The graph used as input is generated by the SGA - String Graph Assembler. SGA is a de novo genome assembler based on the concept of string graphs. The major goal of SGA is to be very memory efficient, which is achieved by using a compressed representation of DNA sequence reads. link: https://github.com/jts/sga#sga---string-graph-assembler
the python version is 3.6.5
the graph that generated by the SGA is saved in asqg format, which contains all the information of vertices and edges,and only the information about edges are needed. Filtering out all the unnecessary data is easy with the help of zgrep command in linux.
In a terminal of linux, run the fllowing command:
- zgrep "ED.*" filename > output_filename
- gzip output_filename
If you have enough memory to handle a huge graph, use search.py for better time-efficient,whole graph will be loaded into memory for further process. A graph that contains two million nodes need at least 13 GB memory.
Usage: search.py graph_file sam_file
Example: search.py example.gz example.sam
- If you don't have enough memory, use db_build.py to build a SQLite database on your hard disk first.
Usage: db_build.py graph_file graph_database
Example: db_build.py example.gz my_database.db
- After the database is built, use search_d.py to do the search.

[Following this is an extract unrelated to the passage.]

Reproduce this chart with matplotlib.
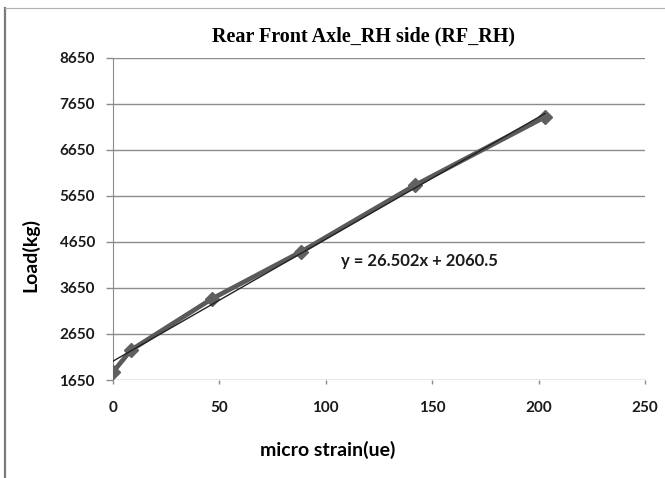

Usage: search_d.py graph_database sam_file
Example: search_d.py my_database.db example.sam
-
change the directory to the directory that contains your data.
cd your_dir
-
do preprocessing, note that graph.asqg.gz is the output of SGA. gzip is used to compress the file to save space.
zgrep "ED.*" graph.asqg.gz > example.txt gzip example.txt
-
if you have enough memory:
python search.py example.gz example.sam
then check the result in the result.txt.
-
if the memory is not enough:
python db_build.py example.gz my_database.db python search_d.py my_database.db example.sam
then check the result in the result.txt.